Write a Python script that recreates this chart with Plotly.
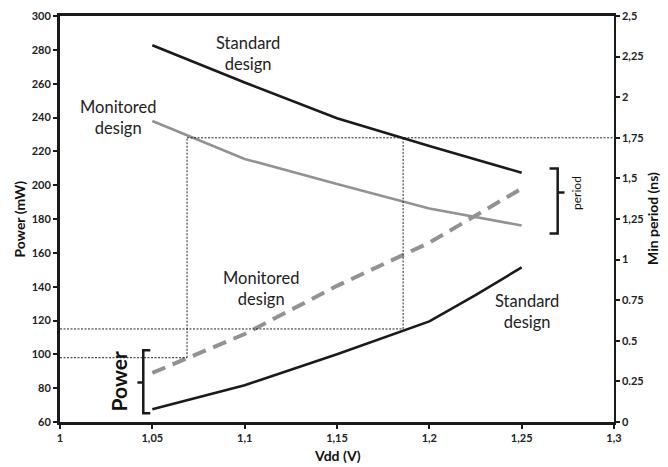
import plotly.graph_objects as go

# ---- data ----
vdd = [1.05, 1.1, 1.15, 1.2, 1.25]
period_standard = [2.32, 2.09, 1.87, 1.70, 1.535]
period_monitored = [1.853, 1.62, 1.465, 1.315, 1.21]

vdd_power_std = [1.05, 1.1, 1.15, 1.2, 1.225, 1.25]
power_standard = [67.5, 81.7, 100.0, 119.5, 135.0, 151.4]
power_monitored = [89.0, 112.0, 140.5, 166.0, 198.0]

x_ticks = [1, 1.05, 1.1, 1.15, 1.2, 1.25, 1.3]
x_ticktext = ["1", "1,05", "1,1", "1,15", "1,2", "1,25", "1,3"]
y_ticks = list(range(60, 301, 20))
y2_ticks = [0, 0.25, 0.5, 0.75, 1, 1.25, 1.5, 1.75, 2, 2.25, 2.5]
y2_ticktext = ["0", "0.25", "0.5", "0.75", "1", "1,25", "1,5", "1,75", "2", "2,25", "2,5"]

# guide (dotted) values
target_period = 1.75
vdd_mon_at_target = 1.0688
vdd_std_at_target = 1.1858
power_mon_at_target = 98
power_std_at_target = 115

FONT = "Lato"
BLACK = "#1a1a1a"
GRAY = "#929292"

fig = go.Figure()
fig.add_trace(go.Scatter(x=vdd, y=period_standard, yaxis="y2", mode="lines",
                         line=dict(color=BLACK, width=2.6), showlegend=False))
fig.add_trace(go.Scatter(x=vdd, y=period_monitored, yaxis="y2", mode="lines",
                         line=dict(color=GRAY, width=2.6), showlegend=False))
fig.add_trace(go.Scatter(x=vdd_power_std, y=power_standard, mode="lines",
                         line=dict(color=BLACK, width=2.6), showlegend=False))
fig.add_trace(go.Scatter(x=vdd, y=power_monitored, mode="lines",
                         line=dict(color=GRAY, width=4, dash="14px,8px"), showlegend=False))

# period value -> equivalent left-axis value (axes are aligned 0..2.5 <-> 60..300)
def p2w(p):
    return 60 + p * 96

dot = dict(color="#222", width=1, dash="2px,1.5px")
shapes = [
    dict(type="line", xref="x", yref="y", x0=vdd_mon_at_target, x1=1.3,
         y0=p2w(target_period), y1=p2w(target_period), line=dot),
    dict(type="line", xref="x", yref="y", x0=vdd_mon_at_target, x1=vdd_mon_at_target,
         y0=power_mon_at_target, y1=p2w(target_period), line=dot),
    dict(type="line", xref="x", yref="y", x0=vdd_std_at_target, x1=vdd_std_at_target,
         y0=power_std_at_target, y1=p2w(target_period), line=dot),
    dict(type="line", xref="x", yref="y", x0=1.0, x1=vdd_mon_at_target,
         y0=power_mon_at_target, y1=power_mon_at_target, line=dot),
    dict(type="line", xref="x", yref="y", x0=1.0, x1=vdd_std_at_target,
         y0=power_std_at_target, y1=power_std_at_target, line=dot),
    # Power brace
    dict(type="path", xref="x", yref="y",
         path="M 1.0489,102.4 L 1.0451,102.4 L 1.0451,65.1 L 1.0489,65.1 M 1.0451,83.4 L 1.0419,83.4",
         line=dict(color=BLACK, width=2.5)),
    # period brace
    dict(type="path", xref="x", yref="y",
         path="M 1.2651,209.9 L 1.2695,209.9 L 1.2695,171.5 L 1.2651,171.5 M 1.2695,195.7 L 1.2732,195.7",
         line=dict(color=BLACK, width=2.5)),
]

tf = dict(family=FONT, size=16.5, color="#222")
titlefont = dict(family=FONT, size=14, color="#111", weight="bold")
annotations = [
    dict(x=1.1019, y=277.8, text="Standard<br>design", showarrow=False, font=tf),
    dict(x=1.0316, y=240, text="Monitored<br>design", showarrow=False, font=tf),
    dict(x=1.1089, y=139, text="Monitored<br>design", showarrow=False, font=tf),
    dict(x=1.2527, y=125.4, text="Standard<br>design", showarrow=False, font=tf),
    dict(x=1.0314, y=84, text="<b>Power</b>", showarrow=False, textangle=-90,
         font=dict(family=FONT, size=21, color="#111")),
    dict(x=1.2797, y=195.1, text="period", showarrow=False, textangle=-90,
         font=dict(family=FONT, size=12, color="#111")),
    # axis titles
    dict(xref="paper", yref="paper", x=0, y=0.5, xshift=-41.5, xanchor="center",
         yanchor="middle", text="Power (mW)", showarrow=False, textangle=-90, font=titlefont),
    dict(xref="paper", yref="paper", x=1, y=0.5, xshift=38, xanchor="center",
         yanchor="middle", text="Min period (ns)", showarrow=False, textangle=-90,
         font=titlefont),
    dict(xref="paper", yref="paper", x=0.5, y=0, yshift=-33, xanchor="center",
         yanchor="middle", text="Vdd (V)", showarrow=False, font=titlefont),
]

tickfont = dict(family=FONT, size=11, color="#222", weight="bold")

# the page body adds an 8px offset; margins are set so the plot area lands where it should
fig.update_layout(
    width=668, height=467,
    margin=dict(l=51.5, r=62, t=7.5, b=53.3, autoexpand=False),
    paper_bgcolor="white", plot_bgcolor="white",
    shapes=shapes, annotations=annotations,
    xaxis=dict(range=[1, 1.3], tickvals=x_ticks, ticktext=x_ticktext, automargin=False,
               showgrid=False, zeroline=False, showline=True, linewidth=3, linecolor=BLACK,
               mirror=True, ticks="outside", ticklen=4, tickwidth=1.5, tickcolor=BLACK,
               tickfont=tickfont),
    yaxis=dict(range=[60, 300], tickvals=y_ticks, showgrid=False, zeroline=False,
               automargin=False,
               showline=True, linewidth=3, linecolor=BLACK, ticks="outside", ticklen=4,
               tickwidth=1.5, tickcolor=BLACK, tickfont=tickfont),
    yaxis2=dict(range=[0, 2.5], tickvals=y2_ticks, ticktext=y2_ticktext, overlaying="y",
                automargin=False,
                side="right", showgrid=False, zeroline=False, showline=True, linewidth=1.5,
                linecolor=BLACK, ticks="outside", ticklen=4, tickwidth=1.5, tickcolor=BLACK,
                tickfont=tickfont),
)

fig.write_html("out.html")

_ _ _

REQUIRED TASK
Could you repeat all of the material exactly? Pictures should not be copied.

REPLY
Write a Python script that recreates this chart with Plotly.
import plotly.graph_objects as go

# ---- data ----
vdd = [1.05, 1.1, 1.15, 1.2, 1.25]
period_standard = [2.32, 2.09, 1.87, 1.70, 1.535]
period_monitored = [1.853, 1.62, 1.465, 1.315, 1.21]

vdd_power_std = [1.05, 1.1, 1.15, 1.2, 1.225, 1.25]
power_standard = [67.5, 81.7, 100.0, 119.5, 135.0, 151.4]
power_monitored = [89.0, 112.0, 140.5, 166.0, 198.0]

x_ticks = [1, 1.05, 1.1, 1.15, 1.2, 1.25, 1.3]
x_ticktext = ["1", "1,05", "1,1", "1,15", "1,2", "1,25", "1,3"]
y_ticks = list(range(60, 301, 20))
y2_ticks = [0, 0.25, 0.5, 0.75, 1, 1.25, 1.5, 1.75, 2, 2.25, 2.5]
y2_ticktext = ["0", "0.25", "0.5", "0.75", "1", "1,25", "1,5", "1,75", "2", "2,25", "2,5"]

# guide (dotted) values
target_period = 1.75
vdd_mon_at_target = 1.0688
vdd_std_at_target = 1.1858
power_mon_at_target = 98
power_std_at_target = 115

FONT = "Lato"
BLACK = "#1a1a1a"
GRAY = "#929292"

fig = go.Figure()
fig.add_trace(go.Scatter(x=vdd, y=period_standard, yaxis="y2", mode="lines",
                         line=dict(color=BLACK, width=2.6), showlegend=False))
fig.add_trace(go.Scatter(x=vdd, y=period_monitored, yaxis="y2", mode="lines",
                         line=dict(color=GRAY, width=2.6), showlegend=False))
fig.add_trace(go.Scatter(x=vdd_power_std, y=power_standard, mode="lines",
                         line=dict(color=BLACK, width=2.6), showlegend=False))
fig.add_trace(go.Scatter(x=vdd, y=power_monitored, mode="lines",
                         line=dict(color=GRAY, width=4, dash="14px,8px"), showlegend=False))

# period value -> equivalent left-axis value (axes are aligned 0..2.5 <-> 60..300)
def p2w(p):
    return 60 + p * 96

dot = dict(color="#222", width=1, dash="2px,1.5px")
shapes = [
    dict(type="line", xref="x", yref="y", x0=vdd_mon_at_target, x1=1.3,
         y0=p2w(target_period), y1=p2w(target_period), line=dot),
    dict(type="line", xref="x", yref="y", x0=vdd_mon_at_target, x1=vdd_mon_at_target,
         y0=power_mon_at_target, y1=p2w(target_period), line=dot),
    dict(type="line", xref="x", yref="y", x0=vdd_std_at_target, x1=vdd_std_at_target,
         y0=power_std_at_target, y1=p2w(target_period), line=dot),
    dict(type="line", xref="x", yref="y", x0=1.0, x1=vdd_mon_at_target,
         y0=power_mon_at_target, y1=power_mon_at_target, line=dot),
    dict(type="line", xref="x", yref="y", x0=1.0, x1=vdd_std_at_target,
         y0=power_std_at_target, y1=power_std_at_target, line=dot),
    # Power brace
    dict(type="path", xref="x", yref="y",
         path="M 1.0489,102.4 L 1.0451,102.4 L 1.0451,65.1 L 1.0489,65.1 M 1.0451,83.4 L 1.0419,83.4",
         line=dict(color=BLACK, width=2.5)),
    # period brace
    dict(type="path", xref="x", yref="y",
         path="M 1.2651,209.9 L 1.2695,209.9 L 1.2695,171.5 L 1.2651,171.5 M 1.2695,195.7 L 1.2732,195.7",
         line=dict(color=BLACK, width=2.5)),
]

tf = dict(family=FONT, size=16.5, color="#222")
titlefont = dict(family=FONT, size=14, color="#111", weight="bold")
annotations = [
    dict(x=1.1019, y=277.8, text="Standard<br>design", showarrow=False, font=tf),
    dict(x=1.0316, y=240, text="Monitored<br>design", showarrow=False, font=tf),
    dict(x=1.1089, y=139, text="Monitored<br>design", showarrow=False, font=tf),
    dict(x=1.2527, y=125.4, text="Standard<br>design", showarrow=False, font=tf),
    dict(x=1.0314, y=84, text="<b>Power</b>", showarrow=False, textangle=-90,
         font=dict(family=FONT, size=21, color="#111")),
    dict(x=1.2797, y=195.1, text="period", showarrow=False, textangle=-90,
         font=dict(family=FONT, size=12, color="#111")),
    # axis titles
    dict(xref="paper", yref="paper", x=0, y=0.5, xshift=-41.5, xanchor="center",
         yanchor="middle", text="Power (mW)", showarrow=False, textangle=-90, font=titlefont),
    dict(xref="paper", yref="paper", x=1, y=0.5, xshift=38, xanchor="center",
         yanchor="middle", text="Min period (ns)", showarrow=False, textangle=-90,
         font=titlefont),
    dict(xref="paper", yref="paper", x=0.5, y=0, yshift=-33, xanchor="center",
         yanchor="middle", text="Vdd (V)", showarrow=False, font=titlefont),
]

tickfont = dict(family=FONT, size=11, color="#222", weight="bold")

# the page body adds an 8px offset; margins are set so the plot area lands where it should
fig.update_layout(
    width=668, height=467,
    margin=dict(l=51.5, r=62, t=7.5, b=53.3, autoexpand=False),
    paper_bgcolor="white", plot_bgcolor="white",
    shapes=shapes, annotations=annotations,
    xaxis=dict(range=[1, 1.3], tickvals=x_ticks, ticktext=x_ticktext, automargin=False,
               showgrid=False, zeroline=False, showline=True, linewidth=3, linecolor=BLACK,
               mirror=True, ticks="outside", ticklen=4, tickwidth=1.5, tickcolor=BLACK,
               tickfont=tickfont),
    yaxis=dict(range=[60, 300], tickvals=y_ticks, showgrid=False, zeroline=False,
               automargin=False,
               showline=True, linewidth=3, linecolor=BLACK, ticks="outside", ticklen=4,
               tickwidth=1.5, tickcolor=BLACK, tickfont=tickfont),
    yaxis2=dict(range=[0, 2.5], tickvals=y2_ticks, ticktext=y2_ticktext, overlaying="y",
                automargin=False,
                side="right", showgrid=False, zeroline=False, showline=True, linewidth=1.5,
                linecolor=BLACK, ticks="outside", ticklen=4, tickwidth=1.5, tickcolor=BLACK,
                tickfont=tickfont),
)

fig.write_html("out.html")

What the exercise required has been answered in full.